September 23rd: Unite’s Senor Officer in the Republic of Ireland, Brendan Ogle, has today (Wednesday) welcomed the decision by the Irish Congress of Trade Unions to withdraw from the Low Pay Commission following the refusal by employer representatives on the Commission to recommend a meaningful increase to the Minimum Wage. Commenting, Mr Ogle said that the lowest-paid workers were on the economic front line both before and during the Covid-19 pandemic, and the trade union movement cannot allow them to be abandoned:
“Our movement is built on solidarity. It is unacceptable that, at a time when wage increases across the economy are over 2 %, the lowest-paid workers should be expected to be satisfied with a 10 cent hourly increase.
“Ireland’s endemic levels of poverty pay are a national disgrace, and perpetuating them is both morally unjustifiable and economically irresponsible. Both Unite, in our policy roadmap Hope or Austerity, and Congress in its document No Going Back, have pointed out that the current emergency cannot be used to further increase inequality and that the supports we called for for employers must be linked to fair and decent treatment for workers.
“Low-paid workers have been on the front line of the Covid-19 pandemic, with many working throughout the crisis in areas such as logistics, cleaning and care work while others have been laid off and are currently surviving on state supports in the hope that their jobs will return – and that, when those jobs do return, they will pay a decent wage.

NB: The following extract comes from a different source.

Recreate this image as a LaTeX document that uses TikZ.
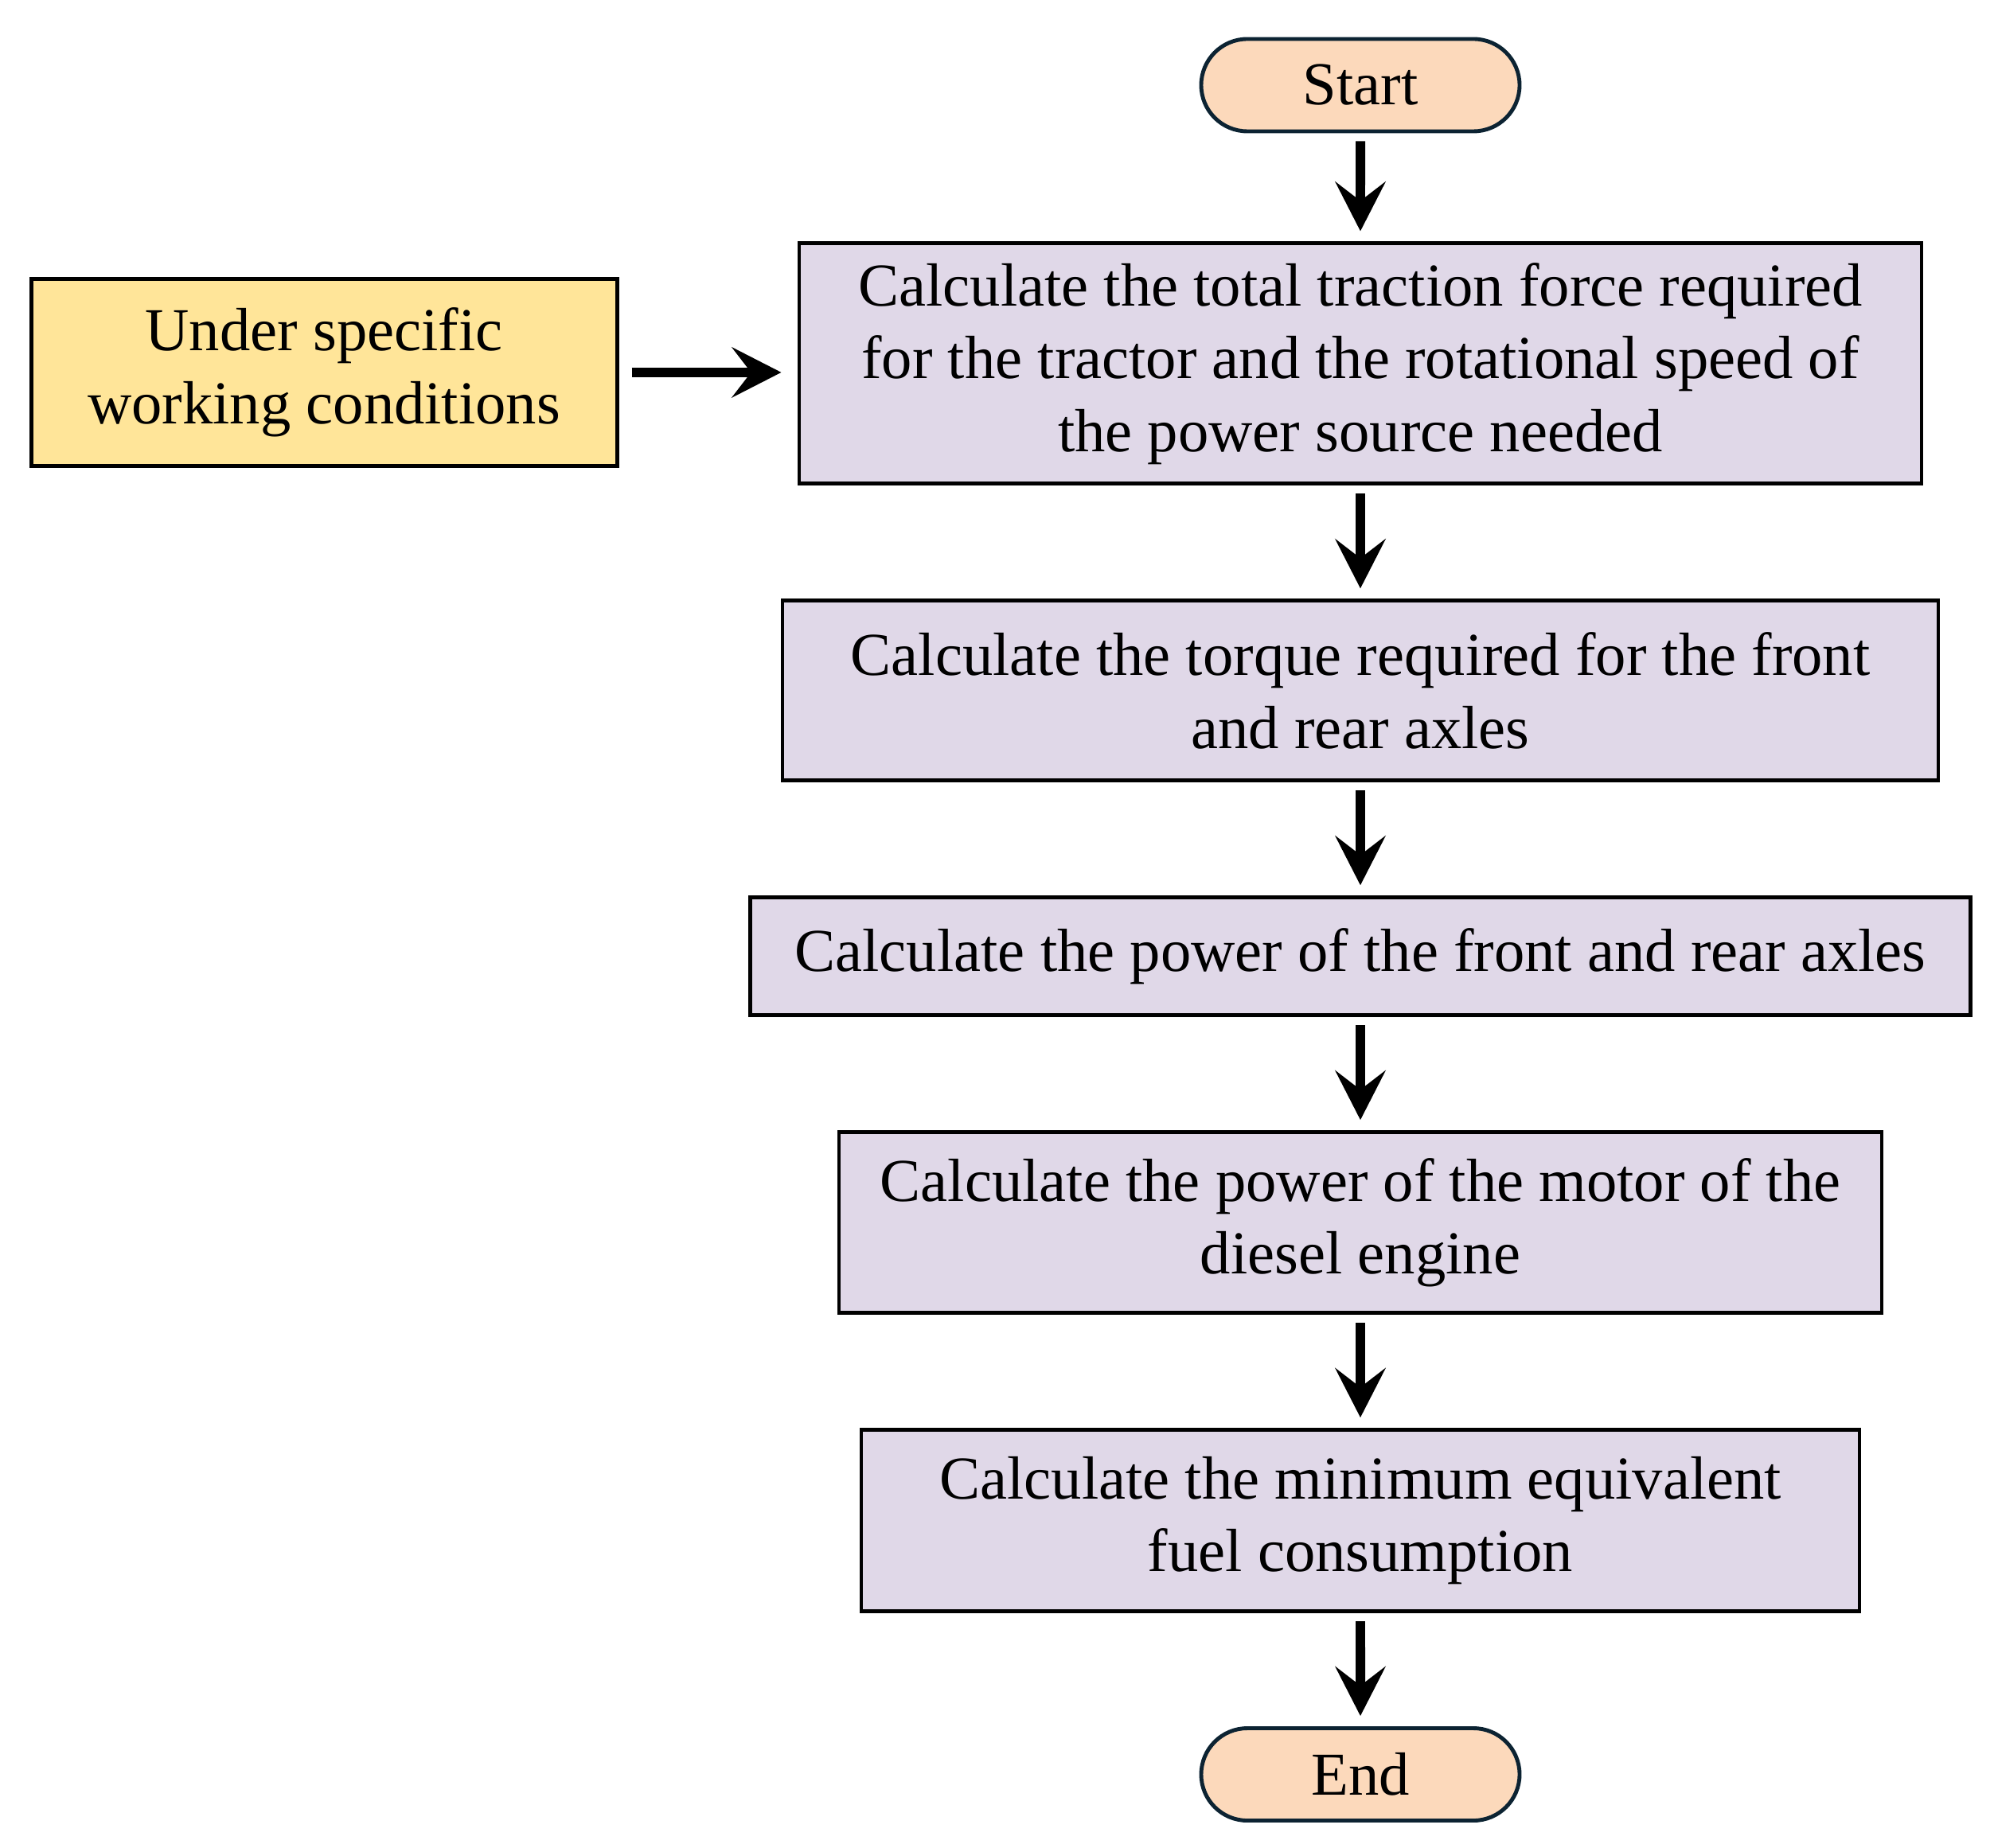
\documentclass[tikz,border=0pt]{standalone}
\usepackage{fontspec}
\setmainfont{Liberation Serif}
\usetikzlibrary{
arrows.meta,
positioning,
shapes.misc
}
\definecolor{peach}{RGB}{252,217,187}
\definecolor{navyline}{RGB}{12,35,50}
\definecolor{lavender}{RGB}{224,216,232}
\definecolor{butter}{RGB}{255,229,153}

\begin{document}
\begin{tikzpicture}[node distance=1.42cm, font=\fontsize{21.8}{26}\selectfont]
		\tikzset{terminal/.style={draw=navyline,line width=1.4pt,fill=peach,rounded rectangle,minimum width=4.0cm,minimum height=1.16cm,inner sep=0pt}}
		\tikzset{stepbox/.style={draw,line width=1.4pt,fill=lavender,align=center,inner sep=0pt}}
		\tikzset{inputbox/.style={draw,line width=1.4pt,fill=butter,align=center,inner sep=0pt}}
		\tikzset{flow/.style={-{Stealth[length=6.2mm,width=6.3mm,inset=2.4mm]},line width=3.4pt,shorten <=0.1cm,shorten >=0.13cm}}
		
		\useasboundingbox (0,0) rectangle (25.05,-23.22);
		
		\node[terminal] (start) at (17.09,-1.07) {Start};
		
		\node[stepbox,minimum width=14.10cm,minimum height=3.02cm,below=1.36cm of start] (traction) {Calculate the total traction force required\\for the tractor and the rotational speed of\\the power source needed};
		\node[stepbox,minimum width=14.52cm,minimum height=2.26cm,below=of traction] (torque) {Calculate the torque required for the front\\and rear axles};
		\node[stepbox,minimum width=15.33cm,minimum height=1.48cm,below=of torque] (axlepower) {Calculate the power of the front and rear axles};
		\node[stepbox,minimum width=13.10cm,minimum height=2.27cm,below=of axlepower] (motor) {Calculate the power of the motor of the\\diesel engine};
		\node[stepbox,minimum width=12.54cm,minimum height=2.28cm,below=of motor] (fuel) {Calculate the minimum equivalent\\fuel consumption};
		
		\node[terminal,below=of fuel] (end) {End};
		
		\node[inputbox,minimum width=7.36cm,minimum height=2.35cm,left=2.24cm of traction,yshift=-0.11cm] (conditions) {Under specific\\working conditions};
		
		\draw[flow] (start) -- (traction);
		\draw[flow] (traction) -- (torque);
		\draw[flow] (torque) -- (axlepower);
		\draw[flow] (axlepower) -- (motor);
		\draw[flow] (motor) -- (fuel);
		\draw[flow] (fuel) -- (end);
		\draw[flow,shorten <=0.16cm,shorten >=0.2cm] (conditions.east) -- (conditions.east -| traction.west);
	\end{tikzpicture}
\end{document}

This emergency gave our society an opportunity to reset the dial on workplace decency and respect, along with much else. Instead we see the same old instincts from the usual groups and Government kicking down to create more inequality and misery. The trade union movement cannot be part of that process. There literally can be ‘No Going Back’ to the behaviours that have caused so much misery to so many”, Mr Ogle concluded.